Carl Oppermann produced electric cars under his own name from 1898 to 1902, and through Carl Oppermann Electric Carriage Co. Ltd. from 1902 to 1907. His firm made its own batteries to power a variety of vehicles mostly having open body styles, and produced a number of electric taxis. The King of Siam purchased an Oppermann electric in 1905.

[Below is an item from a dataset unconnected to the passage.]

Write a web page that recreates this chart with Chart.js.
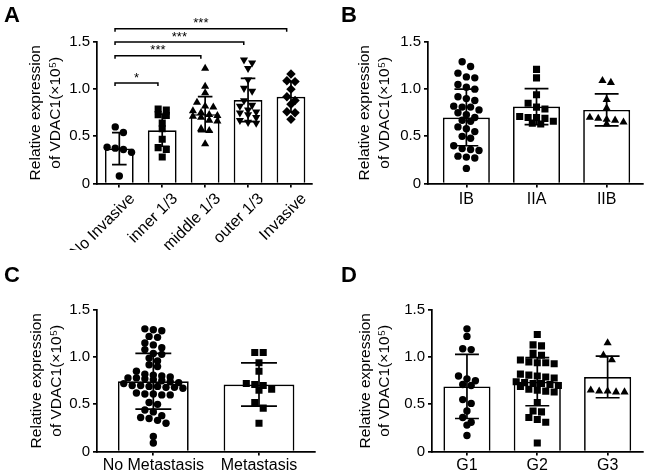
<!DOCTYPE html>
<html>
<head>
<meta charset="utf-8">
<script src="https://cdn.jsdelivr.net/npm/chart.js@4.4.1/dist/chart.umd.min.js"></script>
<style>
  body { margin: 0; background: #fff; }
  #wrap { position: relative; width: 648px; height: 472px; overflow: hidden; font-family: 'Liberation Sans', Arial, sans-serif; }
  canvas { position: absolute; }
  .tag { position: absolute; font-weight: bold; font-size: 22px; line-height: 1; color: #000; }
</style>
</head>
<body>
<div id="wrap">
  <canvas id="cA" width="324" height="250" style="left:0;top:0"></canvas>
  <canvas id="cB" width="324" height="236" style="left:324px;top:0"></canvas>
  <canvas id="cC" width="324" height="236" style="left:0;top:236px"></canvas>
  <canvas id="cD" width="324" height="236" style="left:324px;top:236px"></canvas>
  <div class="tag" style="left:4px;top:4px">A</div>
  <div class="tag" style="left:341px;top:4px">B</div>
  <div class="tag" style="left:4px;top:264px">C</div>
  <div class="tag" style="left:341px;top:264px">D</div>
</div>
<script>
// y axis
const yTicks = [0, 0.5, 1.0, 1.5];
const yTitle = ['Relative expression', 'of VDAC1(×10⁵)'];

// A: invasion depth
const aLabels = ['No Invasive', 'inner 1/3', 'middle 1/3', 'outer 1/3', 'Invasive'];
const aMeans = [0.37, 0.565, 0.735, 0.885, 0.92];
const aSD = [0.17, 0.17, 0.185, 0.23, 0.16];
const aPoints = [
  [0.60, 0.54, 0.385, 0.375, 0.36, 0.33, 0.08],
  [0.79, 0.78, 0.73, 0.72, 0.64, 0.58, 0.47, 0.38, 0.36, 0.28],
  [1.22, 1.03, 0.96, 0.86, 0.82, 0.81, 0.77, 0.75, 0.73, 0.72, 0.71, 0.70, 0.67, 0.66, 0.58, 0.56, 0.42],
  [1.31, 1.28, 1.22, 1.10, 1.01, 0.98, 0.88, 0.83, 0.82, 0.78, 0.76, 0.75, 0.73, 0.70, 0.67, 0.65, 0.64],
  [1.16, 1.09, 1.08, 1.00, 0.92, 0.88, 0.84, 0.76, 0.75, 0.68]
];
const aMarkers = ['circle', 'square', 'up', 'down', 'diamond'];
const aBracketFrom = [0, 0, 0, 0];
const aBracketTo = [4, 3, 2, 1];
const aBracketY = [1.64, 1.50, 1.355, 1.065];
const aBracketText = ['***', '***', '***', '*'];

// B: stage
const bLabels = ['IB', 'IIA', 'IIB'];
const bMeans = [0.70, 0.815, 0.78];
const bSD = [0.30, 0.19, 0.17];
const bPoints = [
  [1.29, 1.24, 1.17, 1.13, 1.12, 1.05, 1.02, 1.00, 0.92, 0.90, 0.88, 0.82, 0.81, 0.81, 0.78, 0.75, 0.73,
   0.70, 0.67, 0.66, 0.60, 0.58, 0.55, 0.50, 0.48, 0.40, 0.37, 0.36, 0.35, 0.29, 0.28, 0.27, 0.16],
  [1.21, 1.12, 0.94, 0.85, 0.81, 0.79, 0.71, 0.70, 0.70, 0.69, 0.66, 0.64, 0.63],
  [1.09, 1.07, 0.89, 0.80, 0.70, 0.69, 0.68, 0.67, 0.65, 0.63]
];
const bMarkers = ['circle', 'square', 'up'];

// C: metastasis
const cLabels = ['No Metastasis', 'Metastasis'];
const cMeans = [0.745, 0.71];
const cSD = [0.295, 0.23];
const cPoints = [
  [1.30, 1.29, 1.28, 1.22, 1.21, 1.15, 1.13, 1.10, 1.08, 1.04, 1.03, 0.99, 0.96, 0.92, 0.90, 0.85, 0.82,
   0.81, 0.80, 0.79, 0.78, 0.78, 0.77, 0.76, 0.75, 0.74, 0.73, 0.72, 0.70, 0.70, 0.69, 0.69, 0.68, 0.68,
   0.67, 0.62, 0.61, 0.61, 0.60, 0.60, 0.52, 0.50, 0.44, 0.42, 0.38, 0.36, 0.35, 0.33, 0.30, 0.16, 0.09],
  [1.05, 1.05, 0.94, 0.85, 0.72, 0.71, 0.70, 0.66, 0.65, 0.52, 0.46, 0.30]
];
const cMarkers = ['circle', 'square'];

// D: grade
const dLabels = ['G1', 'G2', 'G3'];
const dMeans = [0.69, 0.74, 0.79];
const dSD = [0.34, 0.255, 0.22];
const dPoints = [
  [1.30, 1.22, 1.09, 1.08, 0.80, 0.77, 0.75, 0.71, 0.70, 0.55, 0.51, 0.43, 0.36, 0.31, 0.28, 0.17],
  [1.24, 1.13, 1.12, 1.04, 1.02, 0.97, 0.95, 0.94, 0.94, 0.93, 0.82, 0.81, 0.80, 0.79, 0.78, 0.74, 0.73,
   0.72, 0.72, 0.71, 0.70, 0.69, 0.66, 0.65, 0.64, 0.63, 0.52, 0.43, 0.42, 0.36, 0.34, 0.31, 0.09],
  [1.15, 1.02, 0.97, 0.65, 0.64, 0.64, 0.63, 0.63]
];
const dMarkers = ['circle', 'square', 'up'];

Chart.defaults.font.family = "'Liberation Sans', Arial, sans-serif";
Chart.defaults.color = '#000';

const MARKERS = {
  circle: { pointStyle: 'circle', r: 3.7, rot: 0 },
  square: { pointStyle: 'rect', r: 5, rot: 0 },
  up: { pointStyle: 'triangle', r: 4.7, rot: 0 },
  down: { pointStyle: 'triangle', r: 4.7, rot: 180 },
  diamond: { pointStyle: 'rectRot', r: 4.7, rot: 0 }
};

// simple beeswarm: points with close values share a row and spread sideways
function swarm(values, spread, tol, maxRow) {
  const order = values.map((v, i) => i).sort((a, b) => values[b] - values[a]);
  const offs = new Array(values.length).fill(0);
  let row = [];
  const flush = () => {
    row.forEach((k, j) => { offs[k] = (j - (row.length - 1) / 2) * spread; });
    row = [];
  };
  order.forEach((k) => {
    if (row.length && (values[row[0]] - values[k] > tol || row.length >= maxRow)) flush();
    row.push(k);
  });
  flush();
  return offs;
}

function drawPanel(id, p) {
  const datasets = [{
    type: 'bar',
    data: p.means.map((m, i) => ({ x: i, y: m })),
    backgroundColor: '#fff',
    borderColor: '#000',
    borderWidth: 1.7,
    barPercentage: 0.67,
    categoryPercentage: 1,
    order: 2
  }];
  p.points.forEach((vals, i) => {
    const m = MARKERS[p.markers[i]];
    const offs = swarm(vals, p.spread, 0.06, p.maxRow);
    datasets.push({
      type: 'scatter',
      data: vals.map((v, k) => ({ x: i + offs[k], y: v })),
      pointStyle: m.pointStyle,
      pointRotation: m.rot,
      pointRadius: m.r,
      backgroundColor: '#000',
      borderColor: '#000',
      borderWidth: 0,
      order: 1
    });
  });

  const marks = {
    id: 'marks',
    afterDatasetsDraw(chart) {
      const { ctx, scales: { x, y } } = chart;
      ctx.save();
      ctx.strokeStyle = '#000';
      ctx.lineWidth = 1.7;
      p.means.forEach((m, i) => {
        const cx = x.getPixelForValue(i);
        const hw = x.getPixelForValue(i + 0.17) - cx;
        const top = y.getPixelForValue(m + p.sd[i]);
        const bot = y.getPixelForValue(m - p.sd[i]);
        ctx.beginPath();
        ctx.moveTo(cx, top); ctx.lineTo(cx, bot);
        ctx.moveTo(cx - hw, top); ctx.lineTo(cx + hw, top);
        ctx.moveTo(cx - hw, bot); ctx.lineTo(cx + hw, bot);
        ctx.stroke();
      });
      if (p.bracketTo) {
        ctx.lineWidth = 1.5;
        ctx.font = "13px 'Liberation Sans', Arial, sans-serif";
        ctx.fillStyle = '#000';
        ctx.textAlign = 'center';
        ctx.textBaseline = 'alphabetic';
        p.bracketTo.forEach((to, i) => {
          const x1 = x.getPixelForValue(p.bracketFrom[i] - 0.1);
          const x2 = x.getPixelForValue(to - 0.1);
          const by = y.getPixelForValue(p.bracketY[i]);
          ctx.beginPath();
          ctx.moveTo(x1, by + 3); ctx.lineTo(x1, by); ctx.lineTo(x2, by); ctx.lineTo(x2, by + 3);
          ctx.stroke();
          ctx.fillText(p.bracketText[i], (x1 + x2) / 2, by - 1.5);
        });
      }
      ctx.restore();
    }
  };

  new Chart(document.getElementById(id), {
    type: 'bar',
    data: { datasets },
    plugins: [marks],
    options: {
      responsive: false,
      devicePixelRatio: 1,
      animation: false,
      layout: { padding: { left: 0, top: p.top, right: p.right, bottom: 0 } },
      plugins: { legend: { display: false }, tooltip: { enabled: false } },
      scales: {
        x: {
          type: 'linear',
          min: p.xMin,
          max: p.xMax,
          offset: false,
          afterBuildTicks: (axis) => { axis.ticks = p.labels.map((_, i) => ({ value: i })); },
          afterFit: (axis) => { axis.height = p.xHeight; },
          border: { display: true, color: '#000', width: 1.7 },
          grid: { display: true, offset: false, drawOnChartArea: false, drawTicks: true, tickLength: 4, color: '#000', lineWidth: 1.7 },
          ticks: {
            autoSkip: false,
            minRotation: p.rot,
            maxRotation: p.rot,
            padding: p.xPad,
            labelOffset: p.labelOffset,
            font: { size: 16 },
            color: '#000',
            callback: (v) => p.labels[v]
          }
        },
        y: {
          min: 0,
          max: 1.5,
          afterBuildTicks: (axis) => { axis.ticks = yTicks.map((v) => ({ value: v })); },
          afterFit: (axis) => { axis.width = p.yWidth; },
          border: { display: true, color: '#000', width: 1.7 },
          grid: { display: true, drawOnChartArea: false, drawTicks: true, tickLength: 4, color: '#000', lineWidth: 1.7 },
          ticks: {
            padding: 3,
            font: { size: 15 },
            color: '#000',
            callback: (v) => (v === 0 ? '0' : v.toFixed(1))
          },
          title: {
            display: true,
            text: yTitle,
            font: { size: 15.5, lineHeight: 1.24 },
            color: '#000',
            padding: { top: p.titlePad, bottom: 0 }
          }
        }
      }
    }
  });
}

drawPanel('cA', {
  labels: aLabels, means: aMeans, sd: aSD, points: aPoints, markers: aMarkers,
  bracketFrom: aBracketFrom, bracketTo: aBracketTo, bracketY: aBracketY, bracketText: aBracketText,
  xMin: -0.52, xMax: 4.49, spread: 0.19, maxRow: 4, rot: 45, xPad: 2, labelOffset: 13,
  top: 42, right: 12, xHeight: 66.5, yWidth: 97, titlePad: 26.5
});
drawPanel('cB', {
  labels: bLabels, means: bMeans, sd: bSD, points: bPoints, markers: bMarkers,
  xMin: -0.547, xMax: 2.518, spread: 0.12, maxRow: 6, rot: 0, xPad: 2, labelOffset: 0,
  top: 42, right: 3, xHeight: 52.5, yWidth: 104, titlePad: 31.5
});
drawPanel('cC', {
  labels: cLabels, means: cMeans, sd: cSD, points: cPoints, markers: cMarkers,
  xMin: -0.533, xMax: 1.53, spread: 0.08, maxRow: 9, rot: 0, xPad: 0, labelOffset: 0,
  top: 74, right: 9, xHeight: 20.5, yWidth: 97, titlePad: 27.5
});
drawPanel('cD', {
  labels: dLabels, means: dMeans, sd: dSD, points: dPoints, markers: dMarkers,
  xMin: -0.497, xMax: 2.503, spread: 0.12, maxRow: 6, rot: 0, xPad: 0, labelOffset: 0,
  top: 74, right: 3, xHeight: 20.5, yWidth: 108, titlePad: 32
});
</script>
</body>
</html>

Carl Johann David Oppermann was born on 11 April 1838 in Hamburg, Germany. By about 1862 he had established himself as a watch manufacturer and mechanical engineer in Clerkenwell, workshop at Wynatt Street no. 2 London, UK. He died at Barnet, Middlesex, England on 30 April 1916 and was survived by his wife Elizabeth Jane née Tunstill (30 May 1843 – 1 August 1934) and their numerous children including their son Carl Tunstill John Oppermann (born 13 March 1861).

==technical data==

The battery consists of forty-two cells developed in-house and hangs under the frame of the carriage. The weight of the battery is given as only about 3.5 hundredweight. The capacity was sufficient for a drive in cities of about sixty miles. In the manufacture of the accumulators, he mixed in animal hair and wool in very small quantities to obtain a very porous lead plate through flocculation during frequent charging and discharging. He had documented this in a German Reich patent. (D.R.P Nr.189.175) The motor, with a continuous power of 3 HP = 2200 watts, can operate up to 7 HP = 5100 watts. The motor is located at the rear of the vehicle under the passengers' seat. The power is transmitted to a differential gearbox and from there via chains to the rear wheels. All movements—starting and stopping, reversing the engine, and operating the electric brake—are controlled by a single lever. There are three forward speeds, and the top speed of the Victoria is eleven miles per hour. In addition to the electric brake, band brakes are present on the rear wheel drums, which are operated by a foot pedal. The weight of the Victoria is 23 cwt. = 1045 kg. Mr. Oppermann had received an order from Vienna for the delivery of fifty of his electric vehicles. These cars were equipped with a standard tubular frame that supported the engine and transmission, etc., so that any type of body could be fitted.